Tuesday, March 31, 2020

Tone Poem Tuesday

It's well known that Beethoven write only a single opera, Fidelio. A bit less well known is that Beethoven also wrote a single ballet, The Creatures of Prometheus. In Beethoven's time, ballet was seen mainly as a dance art, and the music was just a framework for the dance. This being the case, it was generally the job of lesser composers to write ballet numbers, while the finer, more serious composers stuck with opera and symphonies and concertos and all the rest. Beethoven was approached in 1801 by Salvatore Vigano, a composer and dancer who was preparing a new ballet based on the legend of Prometheus, the Greek god who stole fire from the heavens and gave it to humanity. Vigano apparently felt strongly enough about the project to want better music for it than he could himself provide, so he asked his friend Ludwig van Beethoven to compose it for him. Beethoven agreed, perhaps because by this point he hadn't really composed anything for the Vienna stage yet and wanted to establish his name in that arena (Fidelio was still in the future). His resulting ballet is full of Beethovenian classicism and drama, with good cheer and wit throughout. If you're looking for the brooding Beethoven of, say, the Pathetique Sonata or the storm of the Third Symphony (which was still three years away from revolutionizing the symphony as a form), you won't find it here. This is as close as Beethoven probably came to the verve and energy of, say, Rossini.

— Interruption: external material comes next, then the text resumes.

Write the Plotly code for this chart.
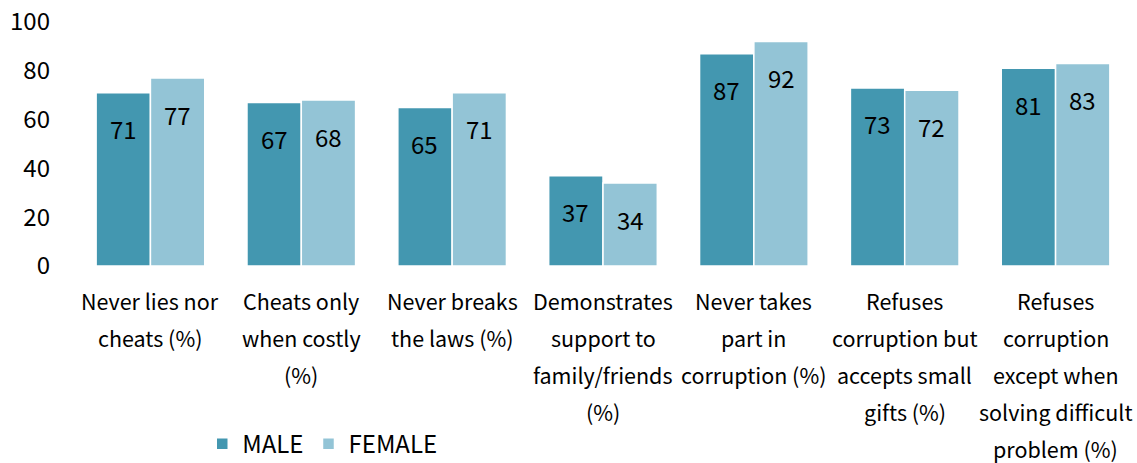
import plotly.graph_objects as go

categories = [
    "Never lies nor<br>cheats (%)",
    "Cheats only<br>when costly<br>(%)",
    "Never breaks<br>the laws (%)",
    "Demonstrates<br>support to<br>family/friends<br>(%)",
    "Never takes<br>part in<br>corruption (%)",
    "Refuses<br>corruption but<br>accepts small<br>gifts (%)",
    "Refuses<br>corruption<br>except when<br>solving difficult<br>problem (%)",
]
male = [71, 67, 65, 37, 87, 73, 81]
female = [77, 68, 71, 34, 92, 72, 83]
y_ticks = [0, 20, 40, 60, 80, 100]

FONT = "Noto Sans CJK KR"
MALE_COLOR = "#4397b0"
FEMALE_COLOR = "#93c4d6"
BARGAP = 0.28

x_idx = list(range(len(categories)))
half = (1 - BARGAP) / 4  # centre offset of each bar in a pair

fig = go.Figure()
for name, vals, color, side in [("MALE", male, MALE_COLOR, -1), ("FEMALE", female, FEMALE_COLOR, 1)]:
    fig.add_trace(go.Bar(
        x=x_idx,
        y=vals,
        name=name,
        marker=dict(color=color, line=dict(color="white", width=1.5)),
    ))
    # value labels sit a bit below the bar top, like excel's "inside end"
    for i, v in zip(x_idx, vals):
        fig.add_annotation(
            x=i + side * half, y=v, xref="x", yref="y",
            text=str(v), showarrow=False, yshift=-36,
            font=dict(family=FONT, size=24, color="black"),
        )

# category labels, one annotation per line to get the wide line spacing
for i, label in enumerate(categories):
    for j, line in enumerate(label.split("<br>")):
        fig.add_annotation(
            x=i, y=0, xref="x", yref="y",
            text=line, showarrow=False,
            yshift=-34 - 37 * j,
            font=dict(family=FONT, size=21.5, color="black"),
        )

fig.update_layout(
    width=1137,
    height=463,
    margin=dict(l=75, r=6, t=22, b=197, autoexpand=False),
    plot_bgcolor="white",
    paper_bgcolor="white",
    barmode="group",
    bargap=BARGAP,
    bargroupgap=0.0,
    font=dict(family=FONT, size=24, color="black"),
    legend=dict(
        orientation="h",
        x=0.1205, y=-0.73,
        xanchor="left", yanchor="middle",
        font=dict(family=FONT, size=24, color="black"),
        itemwidth=30,
    ),
    xaxis=dict(
        tickvals=x_idx,
        showticklabels=False,
        showgrid=False,
        zeroline=False,
        showline=False,
        automargin=False,
        range=[-0.5, len(categories) - 0.5],
    ),
    yaxis=dict(
        range=[0, 100],
        tickvals=y_ticks,
        showgrid=False,
        zeroline=False,
        showline=False,
        automargin=False,
        ticks="",
        ticklabelstandoff=24,
        tickfont=dict(family=FONT, size=24, color="black"),
    ),
)

fig.write_html(
    "out.html",
    config={"displayModeBar": False},
    post_script="document.body.style.margin='0';",
)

Here is a suite drawn from Beethoven's music for The Creatures of Prometheus. The work proper starts about a minute in; what's heard at first over the gathering of concertgoers in the Concertgebouw in Amsterdam is a brief snippet of the larger work that you'll hear in full later on. I'd never heard this piece before I gave it several listens this weekend past, and it's an utter delight. It's always worth remembering that Beethoven could be delightful!